His [Charles'] chief aim and object, he said on August 16, 1519, in a memorandum for his envoy to King Henry VIII. of England, was to use his power for the glory of God and the Apostolic See. ‘The papal and imperial sovereignty’ he believed to have been instituted by God as the highest authority on earth, exalted above all others. On Pope and Emperor, as the two ‘ real heads of Christendom, the duty was imposed of extirpating all errors among Christian peoples, of establishing universal peace, of undertaking a general crusade against the Turks, and of bringing all things into better order and condition. In war and in peace these two powers must be indissolubly bound together, and by their unanimity hold out to all true believers the assurance of a better future.’

Identity Christians should now understand that pope and emperor were two heads of those beasts appointed by God for the punishment of the children of Israel.

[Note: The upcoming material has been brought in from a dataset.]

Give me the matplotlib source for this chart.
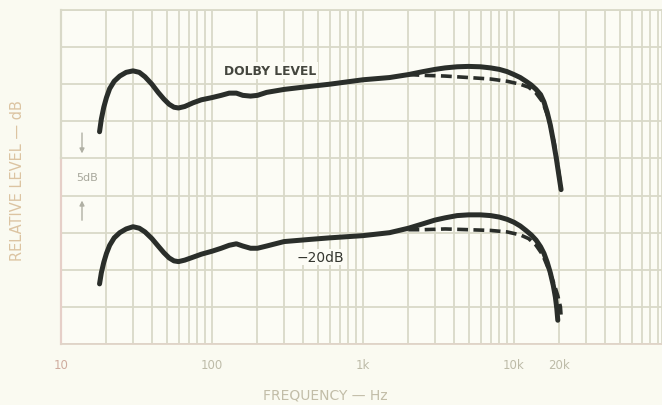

After the Emperor had taken his coronation oath the Archbishop put the following question to the Electors, the princes, and the whole assembly of people present: ‘Will you submit yourselves to this Prince and Lord? Will you strengthen and defend his kingdom, build it up loyally, and be obedient to his commands according to the injunction of the apostle, who says: “Let each one be subject to the higher powers? ”’ Whereupon all present, the princes as well as the lowest among the assembled crowd, answered: ‘Yes, we will.’ The coronation oath was mutually binding; it included the whole number of the German princes, the absent ones also, according to ancient custom. That one and all of them would be ready to defend the Church and its head was all the more to be expected as up to that time in Germany the unity of the Church had never yet been loosened by any division among its members. Whatever the force of the movement which the new doctrines and Luther’s incendiary writings had aroused, it had as yet led to no practical results: the ancient church constitution and the old forms of worship remained everywhere unaltered; even in Wittenberg the Holy Mass was still read. There was every reason to expect that the princes and the other notables would continue in the same frame of mind as in the year 1512, when they had declared at the Diet of Cologne that,‘as a Christian body and assembly they were bound to support the Emperor and were pledged towards each other to act in concert and unison for the maintenance of the faith, of the Roman Church, and of the Holy Roman Empire of the German nation, to prevent papal oppression, and to protect the unity of the Church against schismatic separatists.’

When the questions and answers at the coronation were over, the Emperor, kneeling before the altar, was anointed on the head, breast, and hands, and then led into the sacristy and arrayed in the liturgic garments of stole, dalmatica, and pluvial. The sword of Charles the Great was then girt upon him, a gold ring was placed on his finger, the sceptre and the imperial orb were handed to him, and finally the crown of Charles the Great was placed on his head by the Archbishops. He was then led back to the altar, where he repeated his solemn oath, and before the completion of the Mass he received the Holy Communion.

A few days after the coronation the Archbishop of Mayence, in the presence of Charles, read a papal brief to the effect that the Pope had chosen King Charles to be Roman Emperor on the condition that, like the Emperor Maximilian, he would bear the title Roman Emperor Elect.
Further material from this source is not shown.